Hay que hacer una advertencia previa. Tras la muerte del padre y la partida de la madre, el joven, que no había cumplido todavía veinte años, vivía sin vigilancia familiar. Al mismo tiempo, Anthime había llegado también a Hamburgo con el propósito de poner fin a su «aburrimiento» en El Havre y completar su aprendizaje del comercio. Escribe que quería estar cerca de su amigo. Se ha especulado mucho sobre el supuesto «libertinaje» al que, al parecer, ambos jóvenes se habrían entregado; eso era lo usual en los círculos de la burguesía.
Durante los fines de semana, Anthime llega a Hamburgo desde Aumühle, donde se aloja. Quiere «tener experiencias» y Arthur debe hacer de guía. Ambos galantean con actrices y coristas, incitándose mutuamente, y cuando no tienen éxito se consuelan en los «abrazos de una hábil meretriz», según escribe Anthime en una carta. Los humos donjuanescos de Anthime crispan los nervios de Arthur a veces y replica con ironía o mal humor. Anthime se siente ofendido. Luego, ambos se reconcilian de nuevo. Arthur proporciona a Anthime lecturas escabrosas y acierta, al parecer, pues Anthime le da las gracias diciendo que en esos días se siente «sumido en pensamientos amorosos».

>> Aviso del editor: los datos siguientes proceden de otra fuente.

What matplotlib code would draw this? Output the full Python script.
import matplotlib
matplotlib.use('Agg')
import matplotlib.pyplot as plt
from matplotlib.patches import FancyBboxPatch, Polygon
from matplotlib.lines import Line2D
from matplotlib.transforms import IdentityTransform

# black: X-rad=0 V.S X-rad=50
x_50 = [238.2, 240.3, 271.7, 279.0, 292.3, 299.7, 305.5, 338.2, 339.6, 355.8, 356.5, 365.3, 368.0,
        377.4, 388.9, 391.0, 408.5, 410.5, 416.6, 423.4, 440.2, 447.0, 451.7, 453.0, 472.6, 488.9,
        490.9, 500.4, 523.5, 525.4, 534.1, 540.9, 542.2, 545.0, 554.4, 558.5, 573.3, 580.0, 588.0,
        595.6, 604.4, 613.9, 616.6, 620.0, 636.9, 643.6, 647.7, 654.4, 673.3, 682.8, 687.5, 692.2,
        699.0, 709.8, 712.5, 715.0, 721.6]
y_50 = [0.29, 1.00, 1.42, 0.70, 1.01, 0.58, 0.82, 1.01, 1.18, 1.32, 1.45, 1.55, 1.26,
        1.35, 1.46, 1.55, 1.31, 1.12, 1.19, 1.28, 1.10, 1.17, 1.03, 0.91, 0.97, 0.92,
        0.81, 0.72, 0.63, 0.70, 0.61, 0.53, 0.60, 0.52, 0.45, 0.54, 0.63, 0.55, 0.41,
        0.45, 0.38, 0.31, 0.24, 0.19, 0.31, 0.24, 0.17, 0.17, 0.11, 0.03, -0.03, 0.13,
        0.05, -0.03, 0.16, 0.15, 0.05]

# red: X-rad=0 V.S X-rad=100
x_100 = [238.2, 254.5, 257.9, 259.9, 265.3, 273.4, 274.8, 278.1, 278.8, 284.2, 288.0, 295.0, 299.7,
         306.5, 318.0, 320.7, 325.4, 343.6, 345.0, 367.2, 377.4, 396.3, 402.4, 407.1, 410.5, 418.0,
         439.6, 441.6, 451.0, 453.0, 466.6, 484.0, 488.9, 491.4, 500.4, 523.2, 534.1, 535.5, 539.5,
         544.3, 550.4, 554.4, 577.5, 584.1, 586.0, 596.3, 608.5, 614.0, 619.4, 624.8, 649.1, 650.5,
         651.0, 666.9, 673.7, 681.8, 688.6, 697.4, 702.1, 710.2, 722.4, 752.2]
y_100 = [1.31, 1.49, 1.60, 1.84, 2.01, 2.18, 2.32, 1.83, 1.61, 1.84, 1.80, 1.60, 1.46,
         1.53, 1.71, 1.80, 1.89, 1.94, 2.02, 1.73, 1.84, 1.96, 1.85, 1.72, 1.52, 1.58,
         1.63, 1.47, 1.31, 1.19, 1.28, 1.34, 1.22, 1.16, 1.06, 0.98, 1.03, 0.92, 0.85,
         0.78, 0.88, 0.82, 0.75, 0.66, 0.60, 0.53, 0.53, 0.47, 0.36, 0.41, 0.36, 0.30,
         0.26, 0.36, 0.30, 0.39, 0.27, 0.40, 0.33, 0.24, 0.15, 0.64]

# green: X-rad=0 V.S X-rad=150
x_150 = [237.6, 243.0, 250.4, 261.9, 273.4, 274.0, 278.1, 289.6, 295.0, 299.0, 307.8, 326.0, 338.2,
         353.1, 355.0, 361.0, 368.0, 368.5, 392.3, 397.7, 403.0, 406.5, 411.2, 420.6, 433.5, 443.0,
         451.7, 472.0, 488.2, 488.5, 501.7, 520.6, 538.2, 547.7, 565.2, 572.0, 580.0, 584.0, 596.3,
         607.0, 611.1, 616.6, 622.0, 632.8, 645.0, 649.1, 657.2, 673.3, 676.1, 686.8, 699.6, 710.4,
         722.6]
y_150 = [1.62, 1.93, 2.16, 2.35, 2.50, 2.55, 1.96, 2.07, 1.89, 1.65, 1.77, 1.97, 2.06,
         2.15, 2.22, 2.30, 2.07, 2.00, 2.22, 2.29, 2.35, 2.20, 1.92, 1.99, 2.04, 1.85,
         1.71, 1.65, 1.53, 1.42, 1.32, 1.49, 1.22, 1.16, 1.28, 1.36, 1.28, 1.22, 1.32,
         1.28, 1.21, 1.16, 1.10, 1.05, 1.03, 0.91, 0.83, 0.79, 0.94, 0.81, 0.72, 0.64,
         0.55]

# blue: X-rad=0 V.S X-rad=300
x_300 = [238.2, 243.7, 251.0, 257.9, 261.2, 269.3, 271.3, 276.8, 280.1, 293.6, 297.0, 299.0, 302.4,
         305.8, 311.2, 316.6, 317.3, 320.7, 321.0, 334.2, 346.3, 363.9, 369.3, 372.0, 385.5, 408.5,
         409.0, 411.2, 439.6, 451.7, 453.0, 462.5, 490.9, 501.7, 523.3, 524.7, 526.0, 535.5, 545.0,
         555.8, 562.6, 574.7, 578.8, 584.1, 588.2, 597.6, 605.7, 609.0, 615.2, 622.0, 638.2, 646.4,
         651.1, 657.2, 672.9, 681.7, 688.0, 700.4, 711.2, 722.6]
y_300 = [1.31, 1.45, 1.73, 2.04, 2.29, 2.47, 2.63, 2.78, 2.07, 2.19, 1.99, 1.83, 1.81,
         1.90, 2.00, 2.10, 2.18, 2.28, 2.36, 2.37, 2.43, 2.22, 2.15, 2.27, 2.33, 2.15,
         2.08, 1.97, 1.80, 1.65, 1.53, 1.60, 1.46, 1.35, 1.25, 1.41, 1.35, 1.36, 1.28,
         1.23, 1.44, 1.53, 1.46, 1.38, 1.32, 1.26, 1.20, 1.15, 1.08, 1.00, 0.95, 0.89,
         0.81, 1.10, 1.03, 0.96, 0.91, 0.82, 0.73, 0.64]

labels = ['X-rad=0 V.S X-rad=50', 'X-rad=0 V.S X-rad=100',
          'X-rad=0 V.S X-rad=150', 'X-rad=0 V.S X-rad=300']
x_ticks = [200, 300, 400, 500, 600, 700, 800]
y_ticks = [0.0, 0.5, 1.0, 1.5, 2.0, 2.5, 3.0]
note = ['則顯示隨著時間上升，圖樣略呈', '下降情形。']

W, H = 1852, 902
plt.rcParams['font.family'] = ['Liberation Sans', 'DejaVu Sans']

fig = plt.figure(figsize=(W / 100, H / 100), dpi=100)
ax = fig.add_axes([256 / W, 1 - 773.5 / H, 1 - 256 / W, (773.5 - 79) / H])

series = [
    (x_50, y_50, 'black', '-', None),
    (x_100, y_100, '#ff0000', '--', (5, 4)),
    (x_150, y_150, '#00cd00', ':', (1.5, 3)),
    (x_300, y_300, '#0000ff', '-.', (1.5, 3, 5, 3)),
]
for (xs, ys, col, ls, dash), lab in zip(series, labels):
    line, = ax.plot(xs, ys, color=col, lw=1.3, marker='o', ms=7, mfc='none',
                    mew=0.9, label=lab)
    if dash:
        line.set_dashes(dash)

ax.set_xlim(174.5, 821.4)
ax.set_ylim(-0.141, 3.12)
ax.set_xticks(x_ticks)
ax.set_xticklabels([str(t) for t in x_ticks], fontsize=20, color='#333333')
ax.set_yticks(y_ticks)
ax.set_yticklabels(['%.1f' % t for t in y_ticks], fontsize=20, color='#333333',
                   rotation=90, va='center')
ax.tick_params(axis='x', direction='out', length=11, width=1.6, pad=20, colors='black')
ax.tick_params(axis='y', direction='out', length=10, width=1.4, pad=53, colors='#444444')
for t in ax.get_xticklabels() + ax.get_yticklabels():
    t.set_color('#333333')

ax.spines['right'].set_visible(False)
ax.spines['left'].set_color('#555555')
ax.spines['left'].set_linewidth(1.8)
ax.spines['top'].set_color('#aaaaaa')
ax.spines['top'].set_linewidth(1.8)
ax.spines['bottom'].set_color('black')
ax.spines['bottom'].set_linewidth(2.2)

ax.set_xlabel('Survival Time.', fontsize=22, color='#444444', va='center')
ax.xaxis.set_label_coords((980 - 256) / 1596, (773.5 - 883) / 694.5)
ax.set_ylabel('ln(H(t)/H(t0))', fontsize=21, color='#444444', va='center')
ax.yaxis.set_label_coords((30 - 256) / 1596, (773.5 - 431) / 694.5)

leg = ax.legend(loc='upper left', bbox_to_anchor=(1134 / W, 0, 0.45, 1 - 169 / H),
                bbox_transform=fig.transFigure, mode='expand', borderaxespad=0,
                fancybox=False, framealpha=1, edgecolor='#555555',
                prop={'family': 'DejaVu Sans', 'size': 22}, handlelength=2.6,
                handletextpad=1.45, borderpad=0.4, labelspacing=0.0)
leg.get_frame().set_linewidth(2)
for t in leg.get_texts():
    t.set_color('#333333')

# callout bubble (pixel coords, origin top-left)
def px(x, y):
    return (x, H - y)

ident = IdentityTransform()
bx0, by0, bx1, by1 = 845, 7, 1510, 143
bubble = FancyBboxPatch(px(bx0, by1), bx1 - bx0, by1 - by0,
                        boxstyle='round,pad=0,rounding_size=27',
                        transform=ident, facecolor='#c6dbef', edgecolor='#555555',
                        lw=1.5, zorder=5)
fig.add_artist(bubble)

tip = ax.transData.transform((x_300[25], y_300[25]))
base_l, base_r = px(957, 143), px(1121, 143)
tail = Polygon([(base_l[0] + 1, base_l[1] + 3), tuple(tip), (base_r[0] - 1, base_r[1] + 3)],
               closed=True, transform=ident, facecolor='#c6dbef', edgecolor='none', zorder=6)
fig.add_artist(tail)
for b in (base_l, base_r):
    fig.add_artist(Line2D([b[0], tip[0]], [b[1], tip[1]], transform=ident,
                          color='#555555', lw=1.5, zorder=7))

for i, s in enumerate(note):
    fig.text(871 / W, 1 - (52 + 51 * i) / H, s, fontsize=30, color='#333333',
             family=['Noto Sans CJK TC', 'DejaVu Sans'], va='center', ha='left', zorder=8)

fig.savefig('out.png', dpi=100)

Ambos se sienten sumidos en «pensamientos amorosos», aunque Arthur, por otra parte, está siempre morigerado por el escepticismo. Durante una excursión dominical a Trittau, en Holstein, mientras están ambos tumbados sobre la hierba estival, a la sombra de un árbol, Arthur anula la iniciativa erótica de su amigo razonándole que «la vida es tan corta, insegura y fugaz que no vale la pena hacer un gran esfuerzo».

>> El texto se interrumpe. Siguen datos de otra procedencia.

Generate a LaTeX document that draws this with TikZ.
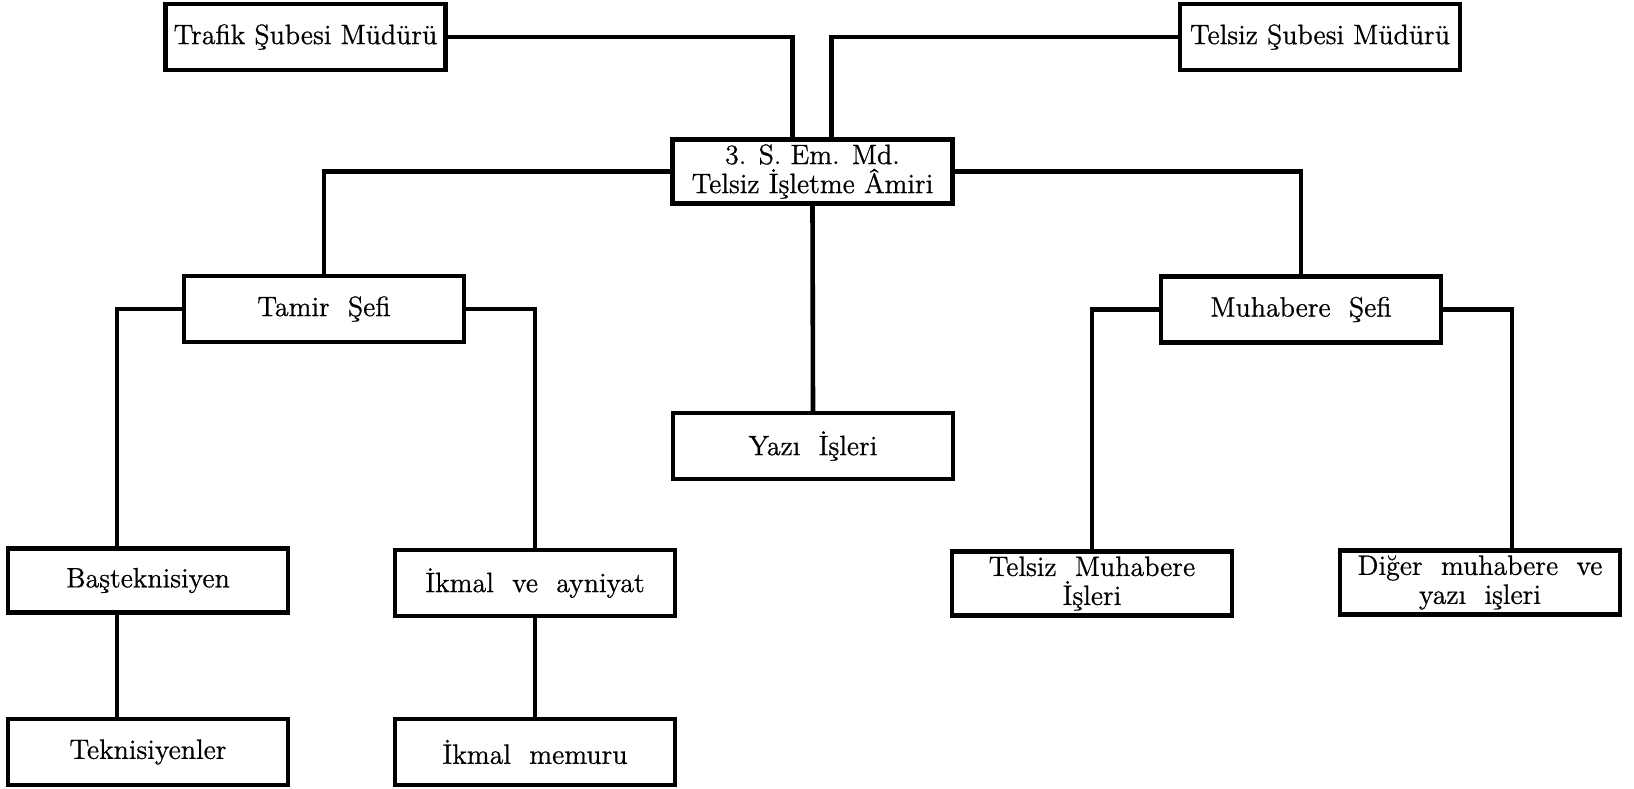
\documentclass[tikz,border=0pt]{standalone}
\usepackage{fontspec}
\newfontfamily\chartfont{Latin Modern Roman}[FakeBold=0.8]
\usepackage{tikz}
\usetikzlibrary{positioning, calc}

\begin{document}
\begin{tikzpicture}[x=0.5pt, y=-0.5pt,
  unit/.style={draw, line width=2.1pt, minimum width=140pt, minimum height=33pt,
    align=center, inner sep=2pt, font=\chartfont\fontsize{14}{14.5}\selectfont},
  link/.style={line width=2.3pt}]
\useasboundingbox (0,0) rectangle (1634,788);
% Top level
\node[unit] (trafik) at (305.5,37) {Trafik Şubesi Müdürü};
\node[unit] (telsizsb) at (1320,37) {Telsiz Şubesi Müdürü};
\node[unit, minimum height=32pt] (amir) at (812.5,171.5) {3. S. Em. Md.\\Telsiz İşletme Âmiri};
% Second level
\node[unit] (tamir) at (324,309) {Tamir \ Şefi};
\node[unit] (muhabere) at (1301,309.5) {Muhabere \ Şefi};
\node[unit] (yazi) at (813,446) {Yazı \ İşleri};
% Third level
\node[unit, minimum height=32pt] (bastek) at (148,580.5) {Başteknisiyen};
\node[unit] (ikmal) at (535,583) {İkmal \ ve \ ayniyat};
\node[unit, minimum height=32pt] (telmuh) at (1092,583.5) {Telsiz \ Muhabere\\İşleri};
\node[unit, minimum height=32pt] (diger) at (1480,582.5) {Diğer \ muhabere \ ve\\yazı \ işleri};
% Bottom level
\node[unit] (teknik) at (148,752) {Teknisiyenler};
\node[unit] (memur) at (535,752) {İkmal \ memuru};
% Connectors
\draw[link] (trafik.east) -| ([xshift=-10pt]amir.north);
\draw[link] (telsizsb.west) -| ([xshift=9.5pt]amir.north);
\draw[link] (amir.west) -| (tamir.north);
\draw[link] (amir.east) -| (muhabere.north);
\draw[link] (amir.south) -- (yazi.north);
\draw[link] (tamir.west) -| ([xshift=-15.5pt]bastek.north);
\draw[link] (tamir.east) -| (ikmal.north);
\draw[link] (muhabere.west) -| (telmuh.north);
\draw[link] (muhabere.east) -| ([xshift=16pt]diger.north);
\draw[link] ([xshift=-15.5pt]bastek.south) -- ([xshift=-15.5pt]teknik.north);
\draw[link] (ikmal.south) -- (memur.north);
\end{tikzpicture}
\end{document}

Por otra parte, es verdad que Arthur no tuvo ningún amorío por el que hubiese valido la pena hacer un gran esfuerzo. El problema era el siguiente: sus deseos corporales humillaban su cabeza y triunfaban sobre él, aunque no sobre las mujeres. Eso es lo que no podía perdonar —ni a los deseos corporales ni a las mujeres—. «Y por lo que se refiere a las mujeres», dirá muchos años después en una conversación, «estaba yo muy inclinado hacia ellas —faltaba sólo que ellas también se hubieran interesado por mí» (G. 239). Puesto que ellas no se interesaban por él, tenían que convertirse en obscuros objetos del deseo. Esto le llevó a vivenciar los enmaraña-dos deseos corporales como una amenaza. «Voluptuosidad, infierno, sentidos, amor» —todo está unido para él y constituye una «serie de debilidades» que hacen fracasar cualquier «aspiración hacia lo alto». Vivencia su sexualidad como abyección puesto que sólo le proporciona derrotas o victorias demasiado insignificantes. Y, puesto que Anthime es el cómplice de sus tentativas, se aleja pronto de él. Anthime, más exitoso en la vida erótica, no puede cumplir en modo alguno el deseo de Arthur de «no estar tan firmemente apega-do al cuerpo».

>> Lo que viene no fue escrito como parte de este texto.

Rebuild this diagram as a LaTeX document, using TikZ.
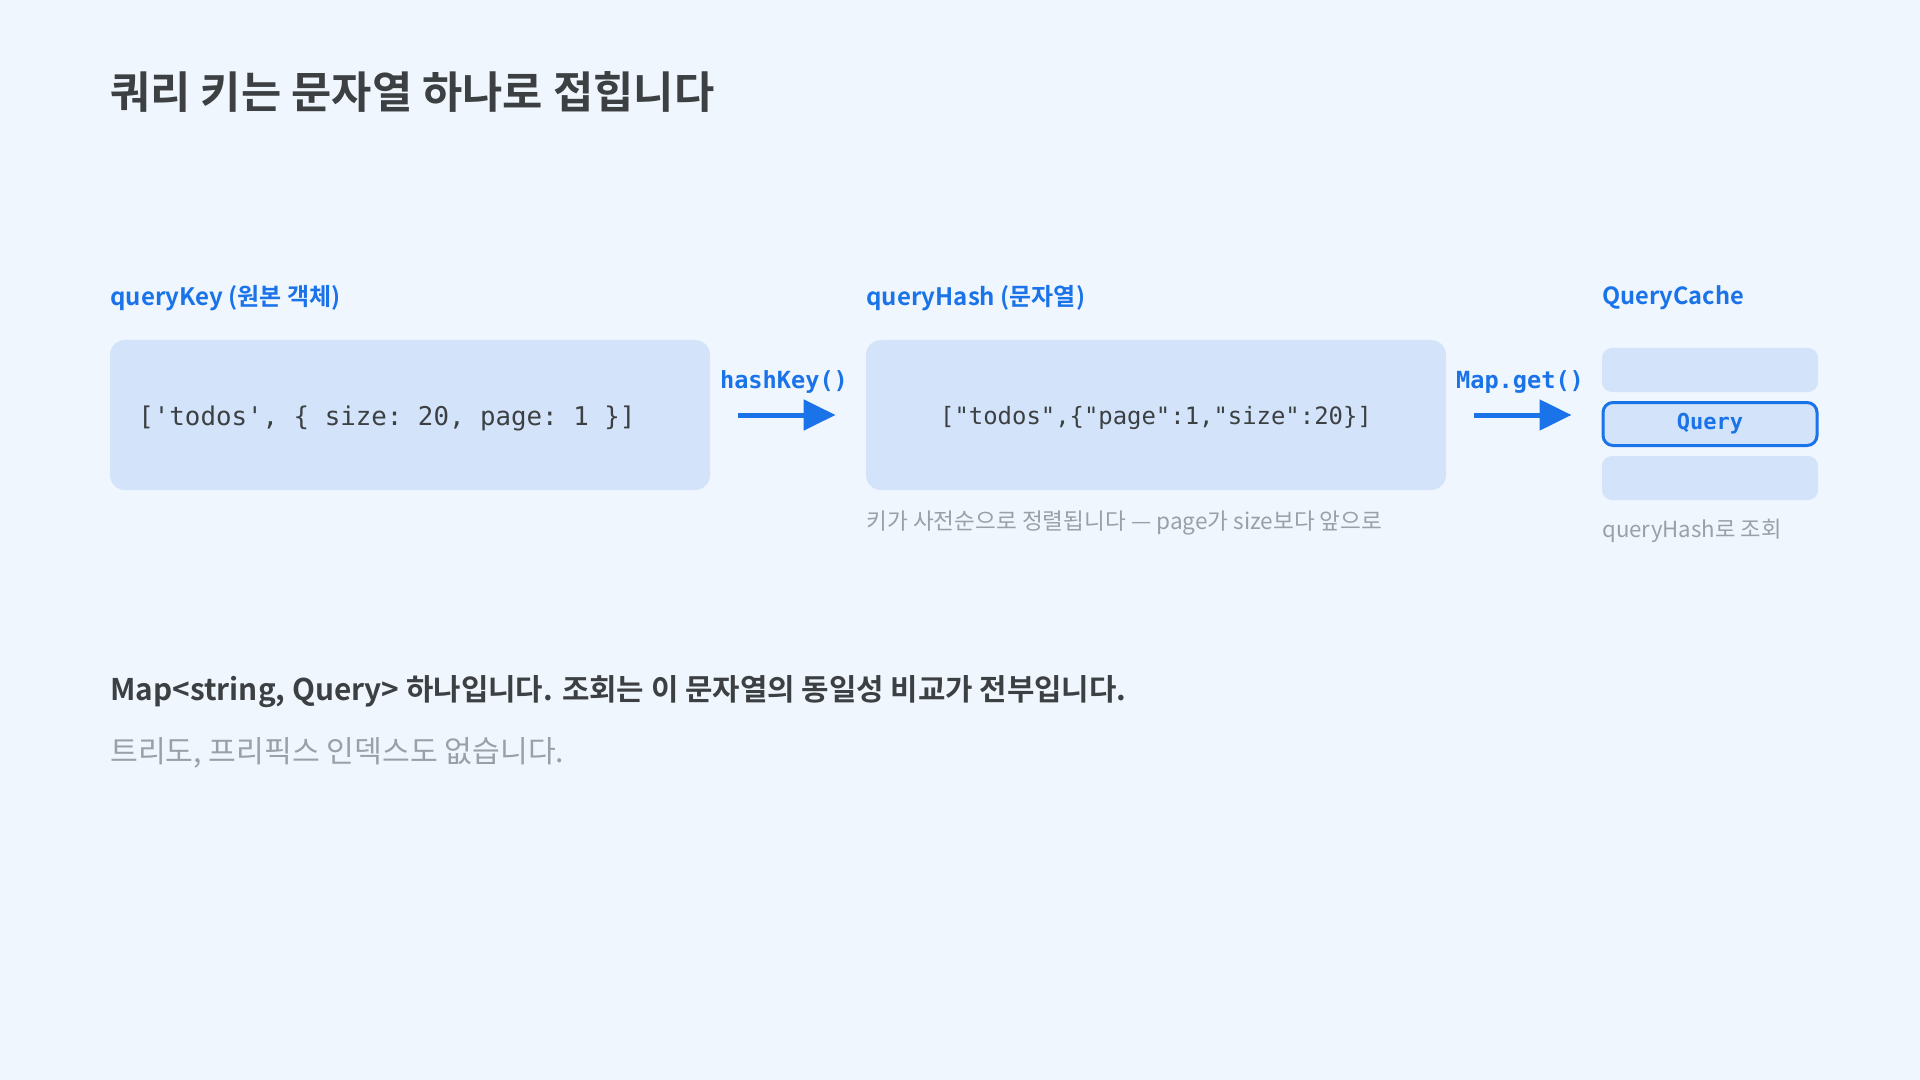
\documentclass[tikz,border=0pt]{standalone}
\usepackage{fontspec}
\setmainfont{Noto Sans CJK KR}[BoldFont={Noto Sans CJK KR Bold}]
\setmonofont{DejaVu Sans Mono}
\usetikzlibrary{arrows.meta}
\definecolor{bgc}{HTML}{F0F6FE}
\definecolor{boxc}{HTML}{D3E4FA}
\definecolor{bluec}{HTML}{1A73E8}
\definecolor{darkc}{HTML}{3C4043}
\definecolor{grayc}{HTML}{9AA0A6}
\tikzset{
  plainbox/.style={fill=boxc, draw=none, rounded corners=7.5pt, inner sep=0pt},
  stackbox/.style={fill=boxc, draw=none, rounded corners=5pt, inner sep=0pt, minimum width=108pt, minimum height=22pt},
  ttl/.style={anchor=west, inner sep=0pt, text=darkc, font=\fontsize{21.9}{26}\selectfont\bfseries},
  lbl/.style={anchor=west, inner sep=0pt, text=bluec, font=\fontsize{12}{14}\selectfont\bfseries},
  codetxt/.style={inner sep=0pt, text=darkc, font=\fontsize{12.9}{15}\selectfont\ttfamily},
  fntxt/.style={inner sep=0pt, text=bluec, font=\fontsize{11.8}{14}\selectfont\ttfamily\bfseries},
  captxt/.style={anchor=west, inner sep=0pt, text=grayc, font=\fontsize{11.3}{13}\selectfont},
  arr/.style={draw=bluec, line width=2.5pt, -{Triangle[length=16pt,width=15pt]}},
}
\begin{document}
\begin{tikzpicture}[x=0.5pt,y=-0.5pt]
\useasboundingbox[fill=bgc] (0,0) rectangle (1920,1080);

\node[ttl] (t) at (110,92) {쿼리 키는 문자열 하나로 접힙니다};

\node[lbl] (l1) at (110,298) {queryKey (원본 객체)};
\node[lbl] (l2) at (866,298) {queryHash (문자열)};
\node[lbl, font=\fontsize{11.8}{14}\selectfont\bfseries] (l3) at (1602,298) {QueryCache};

\node[plainbox, minimum width=300pt, minimum height=75pt] (k) at (410,415) {};
\node[codetxt, anchor=west] (kt) at (138,418) {['todos', \{ size: 20, page: 1 \}]};

\node[plainbox, minimum width=290pt, minimum height=75pt] (h) at (1156,415) {};
\node[codetxt, font=\fontsize{11.95}{15}\selectfont\ttfamily] (ht) at (1156,418) {["todos",\{"page":1,"size":20\}]};
\node[captxt] (hc) at (866,523) {키가 사전순으로 정렬됩니다 — page가 size보다 앞으로};

\node[stackbox] (s1) at (1710,370) {};
\node[stackbox, draw=bluec, line width=1.5pt, minimum width=107pt, minimum height=21.5pt, text=bluec, font=\fontsize{11}{13}\selectfont\ttfamily\bfseries] (q) at (1710,424) {\raisebox{-2.4pt}{Query}};
\node[stackbox] (s3) at (1710,478) {};
\node[captxt, font=\fontsize{11.1}{13}\selectfont] (qc) at (1602,531) {queryHash로 조회};

\node[fntxt] (f1) at (784,382) {hashKey()};
\node[fntxt] (f2) at (1520,382) {Map.get()};
\draw[arr] ([xshift=14pt]k.east) -- ([xshift=-15pt]h.west);
\draw[arr] ([xshift=14pt]h.east) -- ([xshift=-15pt]q.west |- h.east);

\node[anchor=west, inner sep=0pt, text=darkc, font=\fontsize{14.9}{18}\selectfont\bfseries] (b1) at (110,692) {Map<string, Query> 하나입니다. 조회는 이 문자열의 동일성 비교가 전부입니다.};
\node[anchor=west, inner sep=0pt, text=grayc, font=\fontsize{15.1}{18}\selectfont] (b2) at (110,753) {트리도, 프리픽스 인덱스도 없습니다.};
\end{tikzpicture}
\end{document}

De este modo, Schopenhauer pasa el día en el escritorio del senador Jenisch y la noche en la pensión del agente de seguros. De vez en cuando, corre con Anthime, aunque desganado, en pos de la voluptuosidad. Para Arthur se trata de un «mundo exterior» de la peor suerte. Y, en vez de hacer algo para cambiar su situación, sueña en «horas dichosas de creación espiritual»: «¿Por qué tienen que estar separados por mil impedimentos los pocos hombres eminentes, los que por azar no están tan firmemente apegados al cuerpo como la legión de los otros? ¿Por qué sus voces no pueden encontrarse ni se reconocen entre ellos y por tanto no puede sonar la hora dichosa de la creación espiritual? ¿Por qué uno de tal especie... puede rastrear a lo sumo de vez en cuando a un ser semejante... en la obra de arte, multiplicándose después su dolor por la añoranza, mientras él se consume en la soledad y su mirada sólo alcanza a la multitud, tan innumerable como las arenas del Sahara, de esos seres semianimales carentes de toda gracia?» Esta vida en el Sahara tenía que prolongarse un tiempo todavía, hasta el verano de 1807. Johanna, en Weimar, no pudo soportar más en ese momento las jeremiadas que le llegaban desde Hamburgo. Así que tomó la iniciativa para liberar a Arthur. El no había podido liberarse con sus propias fuerzas. La madre le ayudó a tener un segundo nacimiento arrancándolo del mundo paterno. En realidad, tendría que haber estado infinitamente agradecido. Pero quizá nunca pudo perdonarle el estar en deuda con ella.